If you spend more than a few minutes with Dr. Ernie Owens, be prepared to talk motorcycles.
The Opus College of Business professor attended his first motorcycle convention in 2001. Since then, he’s not only learned how to ride, but he’s also spent countless hours tinkering away, building antique bikes in his garage.
“And that’s how I can buy more motorcycles,” Owens explained to students in his MGMT 384 project management course.
For Owens, building motorcycles is a passion, but he is also on a mission to build a more welcoming community for all.
“Diversity and inclusion to me is not just those words,” Owens said. “It’s how do you make that real? How do I use my role as a professor to produce leaders who take those ideas and operationalize it?”
A project management expert, Owens has taught undergraduate, graduate and professional development courses at St. Thomas since 1990. He’s used much of his time in the classroom to build relationships between budding project managers and leaders serving disadvantaged communities.
When Father Larry Snyder was developing the Center for the Common Good at St. Thomas, he took Owens’ MGMT 384 course and relied on students to help plot the center’s future. When a new system was needed to connect the campus community with volunteer opportunities, once again Owens and his students stepped in to help create the Tommies Together Volunteer Center.
“Dr. Ernie has been really influential in the shaping of the university kind of quietly behind the scenes,” Kelly Sardon-Garrity, associate director for the Center for Common Good, said. “So, there he is, leaving his mark on not only the Center for the Common Good, but our whole volunteer effort on campus.”

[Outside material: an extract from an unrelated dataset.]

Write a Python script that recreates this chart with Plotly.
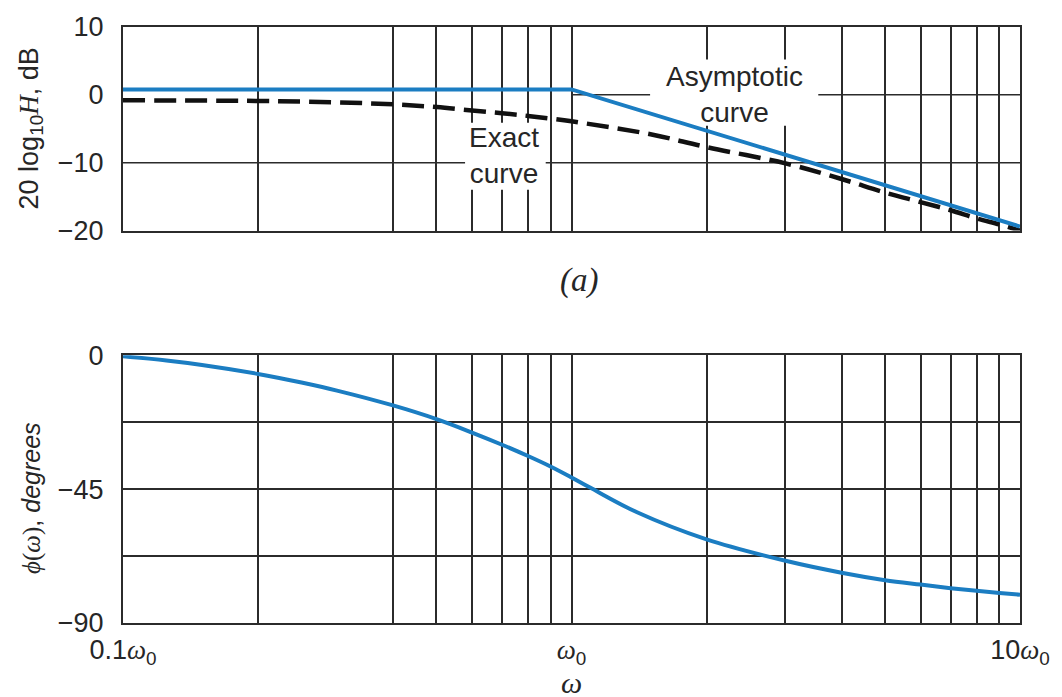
import plotly.graph_objects as go

# ---------------- data ----------------
omega_exact = [0.1, 0.2, 0.3, 0.4, 0.5, 0.6, 0.7, 0.8, 0.9, 1.0, 1.5, 2, 3, 4, 5, 6, 7, 8, 9, 10]
mag_exact_db = [-0.8, -0.9, -1.1, -1.4, -1.8, -2.3, -2.7, -3.1, -3.5, -3.9, -5.8, -7.7,
                -10.1, -12.4, -14.4, -15.8, -17.0, -18.2, -19.1, -20.0]

omega_asym = [0.1, 1.0, 10]
mag_asym_db = [0.8, 0.8, -19.4]

omega_phase = [0.1, 0.125, 0.15, 0.2, 0.25, 0.3, 0.4, 0.5, 0.6, 0.7, 0.8, 0.9, 1.0, 1.1, 1.4,
               2, 3, 4, 5, 6, 7, 8, 9, 10]
phase_deg = [-0.4, -1.8, -3.3, -6.3, -9.2, -11.9, -16.9, -21.5, -26.0, -30.1, -33.9, -37.5, -41.1,
             -44.5, -52.8, -61.9, -69.1, -73.1, -75.6, -77.1, -78.3, -79.2, -79.9, -80.5]

x_grid_vals = [0.1, 0.2, 0.4, 0.5, 0.6, 0.7, 0.8, 0.9, 1, 2, 3, 4, 5, 6, 7, 8, 9, 10]
x_label_vals = {0.1: "0.1", 1: "", 10: "10"}

mag_tick_vals = [10, 0, -10, -20]
mag_tick_text = ["10", "0", "\u221210", "\u221220"]
phase_tick_vals = [0, -22.5, -45, -67.5, -90]
phase_tick_text = ["0", "", "\u221245", "", "\u221290"]

# ---------------- styles ----------------
BLUE = "#1b7dc2"
GRID = "#2b2b2b"
TXT = "#262626"
SANS = "Liberation Sans"
SERIF = "Liberation Serif"


def omega_sym():
    return "<span style='font-family:%s'><i>\u03c9</i></span>" % SERIF


x_tick_text = []
for v in x_grid_vals:
    if v in x_label_vals:
        x_tick_text.append(x_label_vals[v] + omega_sym() + "<sub>0</sub>")
    else:
        x_tick_text.append("")

fig = go.Figure()

fig.add_trace(go.Scatter(x=omega_exact, y=mag_exact_db, mode="lines",
                         line=dict(color="#111111", width=4.5, dash="22px,9px", shape="spline"),
                         xaxis="x", yaxis="y", showlegend=False))
fig.add_trace(go.Scatter(x=omega_asym, y=mag_asym_db, mode="lines",
                         line=dict(color=BLUE, width=4),
                         xaxis="x", yaxis="y", showlegend=False))
fig.add_trace(go.Scatter(x=omega_phase, y=phase_deg, mode="lines",
                         line=dict(color=BLUE, width=4, shape="spline", smoothing=1.0),
                         xaxis="x2", yaxis="y2", showlegend=False))

axis_common = dict(showline=True, mirror=True, linecolor=GRID, linewidth=2,
                   gridcolor=GRID, gridwidth=1.5, zeroline=False, ticks="",
                   tickfont=dict(family=SANS, size=27, color=TXT))

fig.update_layout(
    width=1062, height=697,
    margin=dict(l=123, r=37, t=20, b=74),
    paper_bgcolor="white", plot_bgcolor="white",
    xaxis=dict(axis_common, type="log", range=[-1, 1], domain=[0, 1], anchor="y",
               tickvals=x_grid_vals, showticklabels=False, showgrid=True),
    yaxis=dict(axis_common, range=[-20, 10], domain=[0.6584, 1], anchor="x",
               tickvals=mag_tick_vals, ticktext=mag_tick_text, showgrid=False,
               ticklabelstandoff=12),
    xaxis2=dict(axis_common, type="log", range=[-1, 1], domain=[0, 1], anchor="y2",
                tickvals=x_grid_vals, ticktext=x_tick_text, showgrid=True,
                ticklabelstandoff=2),
    yaxis2=dict(axis_common, range=[-90, 0], domain=[0, 0.4494], anchor="x2",
                tickvals=phase_tick_vals, ticktext=phase_tick_text, showgrid=True,
                ticklabelstandoff=12),
)

# horizontal grid of the magnitude plot
fig.add_shape(type="line", xref="x", yref="y", x0=0.1, x1=10, y0=-10, y1=-10,
              line=dict(color=GRID, width=1.5), layer="below")
fig.add_shape(type="line", xref="x", yref="y", x0=1, x1=10, y0=0, y1=0,
              line=dict(color=GRID, width=1.5), layer="below")

# white label backgrounds (above grid, below curves)
fig.add_shape(type="rect", xref="x", yref="y", x0=1.497, x1=3.55, y0=-4.56, y1=5.2,
              fillcolor="white", line=dict(width=0), layer="between")
fig.add_shape(type="rect", xref="x", yref="y", x0=0.579, x1=0.876, y0=-14.0, y1=-4.12,
              fillcolor="white", line=dict(width=0), layer="between")

# labels
fig.add_annotation(xref="paper", yref="paper", x=0.6818, y=0.8864,
                   text="Asymptotic<br>curve", showarrow=False,
                   font=dict(family=SANS, size=28, color=TXT),
                   xanchor="center", yanchor="middle")
fig.add_annotation(xref="paper", yref="paper", x=0.4252, y=0.7852,
                   text="Exact<br>curve", showarrow=False,
                   font=dict(family=SANS, size=28, color=TXT),
                   xanchor="center", yanchor="middle")
fig.add_annotation(xref="paper", yref="paper", x=-0.1031, y=0.829, textangle=-90,
                   text="20 log<sub>10</sub><span style='font-family:%s'><i>H</i></span>, dB" % SERIF,
                   showarrow=False, font=dict(family=SANS, size=27, color=TXT),
                   xanchor="center", yanchor="middle")
fig.add_annotation(xref="paper", yref="paper", x=-0.1020, y=0.209, textangle=-90,
                   text="<span style='font-family:%s'><i>\u03d5</i>(<i>\u03c9</i>)</span>, <i>degrees</i>" % SERIF,
                   showarrow=False, font=dict(family=SANS, size=25, color=TXT),
                   xanchor="center", yanchor="middle")
fig.add_annotation(xref="paper", yref="paper", x=0.5, y=-0.1000,
                   text="<i>\u03c9</i>", showarrow=False,
                   font=dict(family=SERIF, size=30, color=TXT),
                   xanchor="center", yanchor="middle")
fig.add_annotation(xref="paper", yref="paper", x=0.5085, y=0.5755,
                   text="<i>(a)</i>", showarrow=False,
                   font=dict(family=SERIF, size=33, color=TXT),
                   xanchor="center", yanchor="middle")

fig.write_html("out.html")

A Diversity, Equity and Inclusion Fellow, Owens also serves on the University Senate, University Faculty Affairs Committee, as well as the Black Faculty and Staff Alliance.
“The diversity and inclusion work that we’re doing makes a difference in people’s lives in terms of their income streams and their family structures,” Owens said. “We need to embrace this work in a way that’s meaningful. Something that goes beyond a plan but is real work where we are getting into those collaborative spaces.”